ADDED: The question here involves only the 1950s work on algebraic groups ("group varieties") by Borel, Chevalley, Rosenlicht, ...    By now parts of the theory have been streamlined, but anyway it's a little artificial to extract from the structure theory just the minimal amount of information you need for your purpose.    However it's done you probably need to distinguish somewhere between characteristic 0 and characteristic $p$.  Here is a more detailed outline of what might be argued:
1) It's useful to reduce the problem first to the case where $G$ is connected, which is an elementary step.
2) To handle the case when $G$ is not affine (thus an abelian variety of dimension 1), you implicitly rely on Chevalley's deep structure theorem on algebraic groups which was recently revisited by Brian Conrad: A modern proof of Chevalley’s theorem on algebraic groups, J. Ramanujan Math. Soc. 17 (2002), no. 1, 1–18.
3) When $G$ is an abelian variety, it has no everywhere-defined regular functions (like other complete varieties) and thus can't have a nontrivial algebraic group morphism to an affine group such as $PGL_2$, which is shown concretely to be the automorphism group of the projective line (6.4 in my book).
4) If $G$ is connected and affine of dimension 1, it is commutative: see 20.1 in my book, which doesn't yet get into the precise classification of such groups.    
5) To finish the argument as Peter suggests you need something like Lemma 21.1 in my book, which is the key step toward the Borel Fixed Point Theorem in 21.2.

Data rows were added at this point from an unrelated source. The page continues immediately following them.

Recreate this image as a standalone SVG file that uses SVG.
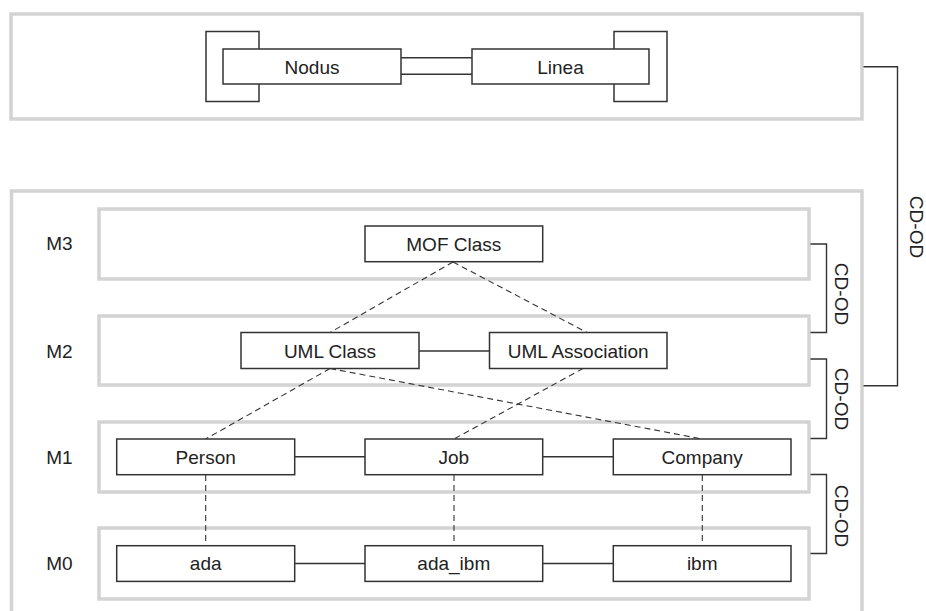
<svg xmlns="http://www.w3.org/2000/svg" width="926" height="611" viewBox="0 0 926 611">
  <style>
    .frame { fill: #ffffff; stroke: #d3d3d3; stroke-width: 3.5; }
    .box { fill: #ffffff; stroke: #333333; stroke-width: 1.5; }
    .line { fill: none; stroke: #333333; stroke-width: 1.4; }
    .dash { fill: none; stroke: #333333; stroke-width: 1.1; stroke-dasharray: 6 4; }
    .label { font-family: "Liberation Sans", Arial, sans-serif; font-size: 19px; fill: #222222; text-anchor: middle; }
  </style>
  <rect width="926" height="611" fill="#ffffff"/>

  <!-- meta-metamodel frame -->
  <g id="top-frame">
    <rect class="frame" x="11" y="14" width="851" height="105"/>
  </g>
  <g id="nodus">
    <rect class="box" x="206" y="31.5" width="53" height="70"/>
    <rect class="box" x="223" y="49" width="178" height="35"/>
    <text class="label" x="312" y="73.5">Nodus</text>
  </g>
  <g id="linea">
    <rect class="box" x="614" y="31.5" width="53" height="70"/>
    <rect class="box" x="472" y="49" width="177" height="35"/>
    <text class="label" x="560.5" y="73.5">Linea</text>
  </g>

  <!-- layered frame -->
  <g id="layers-frame">
    <rect class="frame" x="11.5" y="191" width="850.5" height="430"/>
  </g>
  <g id="m3">
    <rect class="frame" x="99" y="209" width="710" height="70"/>
    <text class="label" x="59.5" y="250">M3</text>
  </g>
  <g id="m2">
    <rect class="frame" x="99" y="316" width="710" height="69"/>
    <text class="label" x="59.5" y="357.5">M2</text>
  </g>
  <g id="m1">
    <rect class="frame" x="99" y="422" width="710" height="70"/>
    <text class="label" x="59.5" y="463.5">M1</text>
  </g>
  <g id="m0">
    <rect class="frame" x="99" y="528" width="710" height="71"/>
    <text class="label" x="59.5" y="570">M0</text>
  </g>

  <!-- connectors -->
  <g id="connectors">
    <!-- Nodus-Linea double line -->
    <path class="line" d="M401,57.7 H472 M401,74.3 H472"/>
    <!-- instance-of (dashed) -->
    <path class="dash" d="M453,262 L330,332.5"/>
    <path class="dash" d="M453,262 L587,332.5"/>
    <path class="dash" d="M330,368.5 L205.7,439"/>
    <path class="dash" d="M330,368.5 L702.3,439"/>
    <path class="dash" d="M583,368.5 L454,439"/>
    <path class="dash" d="M205.7,475 V545.7"/>
    <path class="dash" d="M454,475 V545.7"/>
    <path class="dash" d="M702.3,475 V545.7"/>
    <!-- associations / links -->
    <path class="line" d="M419,351 H489.5"/>
    <path class="line" d="M295,456.7 H365 M543,456.7 H613.5"/>
    <path class="line" d="M295,563.5 H365 M543,563.5 H613.5"/>
    <!-- CD-OD brackets -->
    <path class="line" d="M810.5,244 H826.5 V332.5 H810.5"/>
    <path class="line" d="M810.5,359 H826.5 V438.5 H810.5"/>
    <path class="line" d="M810.5,474.5 H826.5 V553.5 H810.5"/>
    <path class="line" d="M863.5,66.7 H897.5 V385.7 H863.5"/>
  </g>

  <!-- M-level nodes -->
  <g id="mof-class">
    <rect class="box" x="365" y="226" width="177.7" height="35.7"/>
    <text class="label" x="453.8" y="250.5">MOF Class</text>
  </g>
  <g id="uml-class">
    <rect class="box" x="241" y="332.5" width="178" height="36"/>
    <text class="label" x="330" y="357.5">UML Class</text>
  </g>
  <g id="uml-association">
    <rect class="box" x="489.5" y="332.5" width="177.5" height="36"/>
    <text class="label" x="578.2" y="357.5">UML Association</text>
  </g>
  <g id="person">
    <rect class="box" x="116.7" y="439" width="178" height="35.7"/>
    <text class="label" x="205.7" y="463.5">Person</text>
  </g>
  <g id="job">
    <rect class="box" x="365" y="439" width="177.7" height="35.7"/>
    <text class="label" x="453.8" y="463.5">Job</text>
  </g>
  <g id="company">
    <rect class="box" x="613.3" y="439" width="177.7" height="35.7"/>
    <text class="label" x="702.2" y="463.5">Company</text>
  </g>
  <g id="ada">
    <rect class="box" x="116.7" y="545.7" width="178" height="35.7"/>
    <text class="label" x="205.7" y="570">ada</text>
  </g>
  <g id="ada-ibm">
    <rect class="box" x="365" y="545.7" width="177.7" height="35.7"/>
    <text class="label" x="453.8" y="570">ada_ibm</text>
  </g>
  <g id="ibm">
    <rect class="box" x="613.3" y="545.7" width="177.7" height="35.7"/>
    <text class="label" x="702.2" y="570">ibm</text>
  </g>

  <!-- CD-OD labels -->
  <g id="cd-od-labels">
    <text class="label" transform="translate(841.7,294) rotate(90)" y="6.8">CD-OD</text>
    <text class="label" transform="translate(841.7,399) rotate(90)" y="6.8">CD-OD</text>
    <text class="label" transform="translate(841.7,516) rotate(90)" y="6.8">CD-OD</text>
    <text class="label" transform="translate(917,227) rotate(90)" y="6.8">CD-OD</text>
  </g>
</svg>
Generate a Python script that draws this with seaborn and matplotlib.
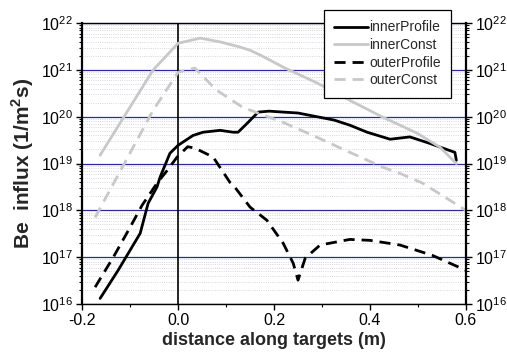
import numpy as np
import pandas as pd
import matplotlib
matplotlib.use('Agg')
import matplotlib.pyplot as plt
import matplotlib.ticker as mticker
import seaborn as sns

# values (x in m, y as log10 of flux)
inner_profile_x = [-0.1625, -0.125, -0.079, -0.0625, -0.044, -0.0375, -0.017, 0.0, 0.031, 0.052,
                   0.0875, 0.115, 0.125, 0.144, 0.167, 0.19, 0.219, 0.25, 0.29, 0.325, 0.358, 0.394,
                   0.442, 0.483, 0.525, 0.552, 0.577, 0.58]
inner_profile_log = [16.12, 16.72, 17.51, 18.15, 18.5, 18.71, 19.22, 19.39, 19.6, 19.67,
                     19.71, 19.67, 19.67, 19.86, 20.1, 20.12, 20.1, 20.08, 20.0, 19.93, 19.82, 19.67,
                     19.52, 19.57, 19.43, 19.33, 19.24, 19.07]

inner_const_x = [-0.1625, -0.052, 0.0, 0.046, 0.0875, 0.129, 0.15, 0.171, 0.219, 0.29,
                 0.358, 0.427, 0.498, 0.546, 0.58]
inner_const_log = [19.18, 21.0, 21.57, 21.68, 21.6, 21.49, 21.42, 21.32, 21.06, 20.72,
                   20.35, 19.99, 19.65, 19.35, 19.0]

outer_profile_x = [-0.173, -0.135, -0.1, -0.075, -0.044, -0.023, -0.002, 0.02, 0.035, 0.073,
                   0.108, 0.115, 0.15, 0.185, 0.219, 0.24, 0.25, 0.265, 0.296, 0.358, 0.4,
                   0.4625, 0.53, 0.567, 0.6]
outer_profile_log = [16.36, 17.0, 17.64, 18.11, 18.58, 18.85, 19.14, 19.36, 19.33, 19.14,
                     18.6, 18.54, 18.07, 17.79, 17.3, 16.87, 16.51, 16.98, 17.26, 17.38, 17.36,
                     17.26, 17.04, 16.87, 16.72]

outer_const_x = [-0.173, -0.12, -0.052, 0.0, 0.035, 0.08, 0.135, 0.219, 0.29,
                 0.358, 0.427, 0.4625, 0.51, 0.6]
outer_const_log = [17.85, 18.85, 20.14, 20.95, 21.04, 20.57, 20.2, 19.88, 19.56,
                   19.24, 18.92, 18.79, 18.58, 18.0]

x_ticks = [-0.2, 0.0, 0.2, 0.4, 0.6]
y_decades = [16, 17, 18, 19, 20, 21, 22]

series = [
    ('innerProfile', inner_profile_x, inner_profile_log, 'black', '-'),
    ('innerConst', inner_const_x, inner_const_log, '#c8c8c8', '-'),
    ('outerProfile', outer_profile_x, outer_profile_log, 'black', '--'),
    ('outerConst', outer_const_x, outer_const_log, '#c8c8c8', '--'),
]

sns.set_style('ticks')
plt.rcParams['font.family'] = ['Liberation Sans', 'DejaVu Sans']
plt.rcParams['mathtext.fontset'] = 'custom'
plt.rcParams['mathtext.rm'] = 'Liberation Sans'
plt.rcParams['mathtext.bf'] = 'Liberation Sans:bold'

fig = plt.figure(figsize=(5.07, 3.56), dpi=100)
ax = fig.add_axes([0.162, 0.146, 0.757, 0.789])

for name, xs, ys, color, ls in series:
    df = pd.DataFrame({'x': xs, 'y': 10 ** np.array(ys)})
    line = sns.lineplot(data=df, x='x', y='y', ax=ax, color=color,
                        linewidth=2.0, label=name, sort=False).lines[-1]
    if ls == '--':
        line.set_dashes((4, 2.5))

ax.set_yscale('log')
ax.set_ylim(1e16, 1e22)
ax.set_xlim(-0.2, 0.6)
ax.set_xticks(x_ticks)
ax.xaxis.set_minor_locator(mticker.FixedLocator([-0.1, 0.1, 0.3, 0.5]))
ax.xaxis.set_major_formatter(mticker.FormatStrFormatter('%.1f'))
ax.set_yticks([10.0 ** d for d in y_decades])
ax.set_yticklabels(['$10^{%d}$' % d for d in y_decades])
minor_y = [m * 10.0 ** d for d in y_decades[:-1] for m in range(2, 10)]
ax.yaxis.set_minor_locator(mticker.FixedLocator(minor_y))
ax.yaxis.set_minor_formatter(mticker.NullFormatter())

# grid: blue decades, dotted minor lines
ax.grid(which='major', axis='y', color='#2a2a9a', linewidth=0.9)
ax.grid(which='minor', axis='y', color='#c8c8d8', linestyle=':', linewidth=0.6)
ax.set_axisbelow(True)
ax.axvline(0, color='black', linewidth=1.2, zorder=1)

ax.tick_params(axis='both', which='both', direction='out', colors='black')
ax.tick_params(axis='y', which='both', right=True, labelright=True)
ax.tick_params(axis='both', labelsize=11.5)
ax.tick_params(which='major', length=4, width=1, pad=2.5)
ax.tick_params(which='minor', length=2, width=0.8)
for s in ax.spines.values():
    s.set_linewidth(1.0)
    s.set_color('black')
ax.spines['left'].set_linewidth(1.6)
ax.spines['right'].set_linewidth(1.6)

ax.set_xlabel('distance along targets (m)', fontsize=13, fontweight='bold', labelpad=3)
ax.set_ylabel('Be  influx (1/m$^\\mathbf{2}$s)', fontsize=15, fontweight='bold', labelpad=4)

leg = ax.legend(loc='upper right', bbox_to_anchor=(0.962, 1.046), fontsize=10,
                frameon=True, fancybox=False, framealpha=1, edgecolor='black',
                handlelength=2.45, handletextpad=0.1, labelspacing=0.26, borderpad=0.74,
                borderaxespad=0)
leg.get_frame().set_linewidth(0.9)
leg.set_zorder(5)

fig.savefig('out.png', dpi=100)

(That theorem is relatively easy to prove after some preparation, but is the key to further deep structure theory for reductive groups.)     In Peter's sketch, you get only a bijective morphism from $G/H$ to the projective line, not necessarily an isomorphism; so 21.1 is needed in characteristic $p$.    For me the best conceptual viewpoint is found in the fixed point theorem, which of course applies much more generally to actions of connected solvable groups on projective (or complete) varieties.